In the records that follow, locate every line with "this" and extract it.

_EXERCISE INPUT_
════════
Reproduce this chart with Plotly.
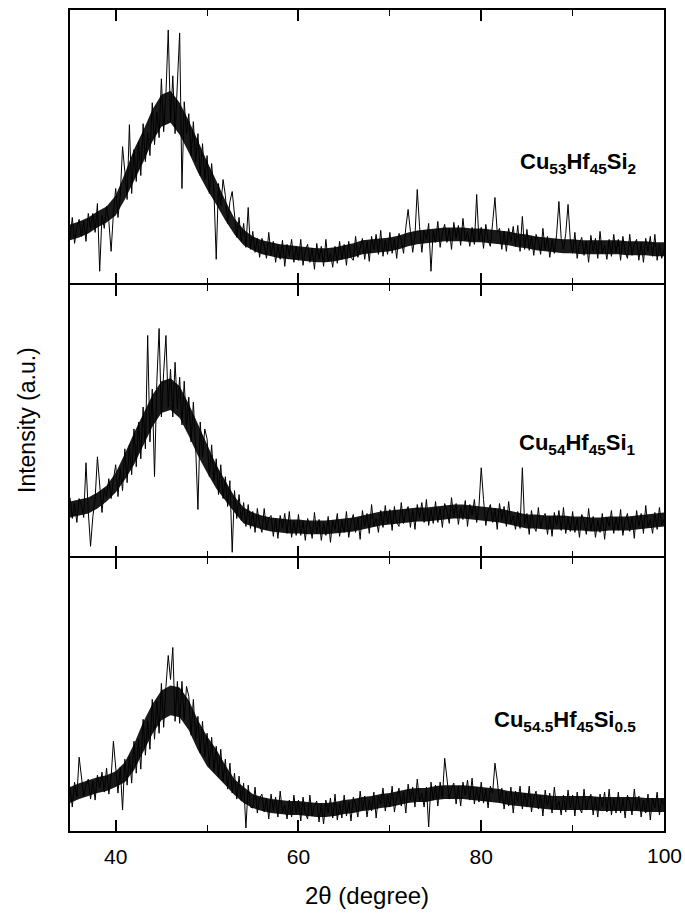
════════
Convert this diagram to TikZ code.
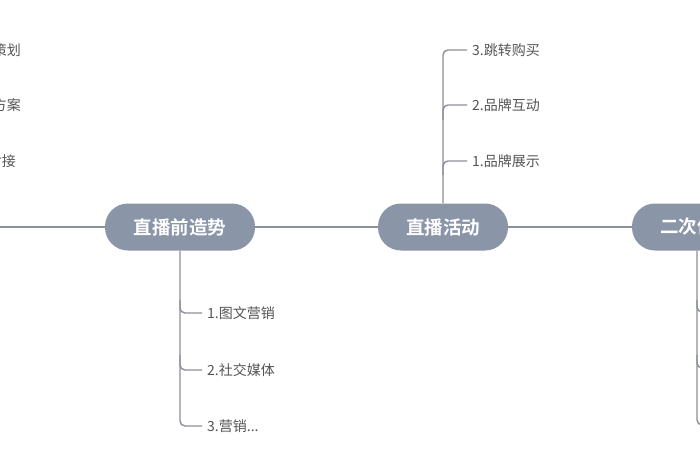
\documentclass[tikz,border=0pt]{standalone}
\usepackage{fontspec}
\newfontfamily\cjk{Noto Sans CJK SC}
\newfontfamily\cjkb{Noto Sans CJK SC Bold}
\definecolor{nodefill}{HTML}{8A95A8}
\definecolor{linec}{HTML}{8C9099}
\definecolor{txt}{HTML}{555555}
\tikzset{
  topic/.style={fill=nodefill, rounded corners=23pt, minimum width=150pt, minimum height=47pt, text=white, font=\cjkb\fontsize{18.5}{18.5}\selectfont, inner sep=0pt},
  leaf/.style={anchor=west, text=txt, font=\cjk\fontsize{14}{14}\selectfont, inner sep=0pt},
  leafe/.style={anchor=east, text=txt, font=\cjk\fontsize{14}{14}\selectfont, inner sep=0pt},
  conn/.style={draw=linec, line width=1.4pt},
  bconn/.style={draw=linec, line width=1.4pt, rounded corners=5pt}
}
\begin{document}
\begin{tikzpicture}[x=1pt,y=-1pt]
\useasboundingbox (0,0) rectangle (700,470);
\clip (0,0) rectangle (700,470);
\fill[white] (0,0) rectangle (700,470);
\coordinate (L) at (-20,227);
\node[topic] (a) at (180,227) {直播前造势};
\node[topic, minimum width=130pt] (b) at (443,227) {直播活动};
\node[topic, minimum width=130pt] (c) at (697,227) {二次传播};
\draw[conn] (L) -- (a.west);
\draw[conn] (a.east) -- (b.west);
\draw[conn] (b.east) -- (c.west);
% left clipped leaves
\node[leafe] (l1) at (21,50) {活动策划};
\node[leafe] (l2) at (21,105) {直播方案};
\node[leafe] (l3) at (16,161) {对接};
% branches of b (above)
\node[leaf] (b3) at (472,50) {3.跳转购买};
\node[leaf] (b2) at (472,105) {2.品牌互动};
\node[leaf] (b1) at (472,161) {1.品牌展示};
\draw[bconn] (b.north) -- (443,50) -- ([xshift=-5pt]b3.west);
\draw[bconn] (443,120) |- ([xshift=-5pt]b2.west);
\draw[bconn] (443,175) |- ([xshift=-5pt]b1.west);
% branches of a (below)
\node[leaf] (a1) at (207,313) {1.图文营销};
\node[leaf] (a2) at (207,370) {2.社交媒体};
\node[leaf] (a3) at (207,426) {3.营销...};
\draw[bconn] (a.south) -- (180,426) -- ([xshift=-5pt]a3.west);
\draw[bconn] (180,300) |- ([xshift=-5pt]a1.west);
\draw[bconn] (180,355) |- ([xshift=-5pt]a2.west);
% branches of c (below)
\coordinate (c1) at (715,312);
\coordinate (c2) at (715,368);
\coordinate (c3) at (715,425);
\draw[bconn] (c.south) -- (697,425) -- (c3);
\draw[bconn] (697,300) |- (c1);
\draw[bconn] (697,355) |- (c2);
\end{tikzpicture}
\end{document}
════════
_WRITTEN RESPONSE_
Reproduce this chart with Plotly.
Convert this diagram to TikZ code.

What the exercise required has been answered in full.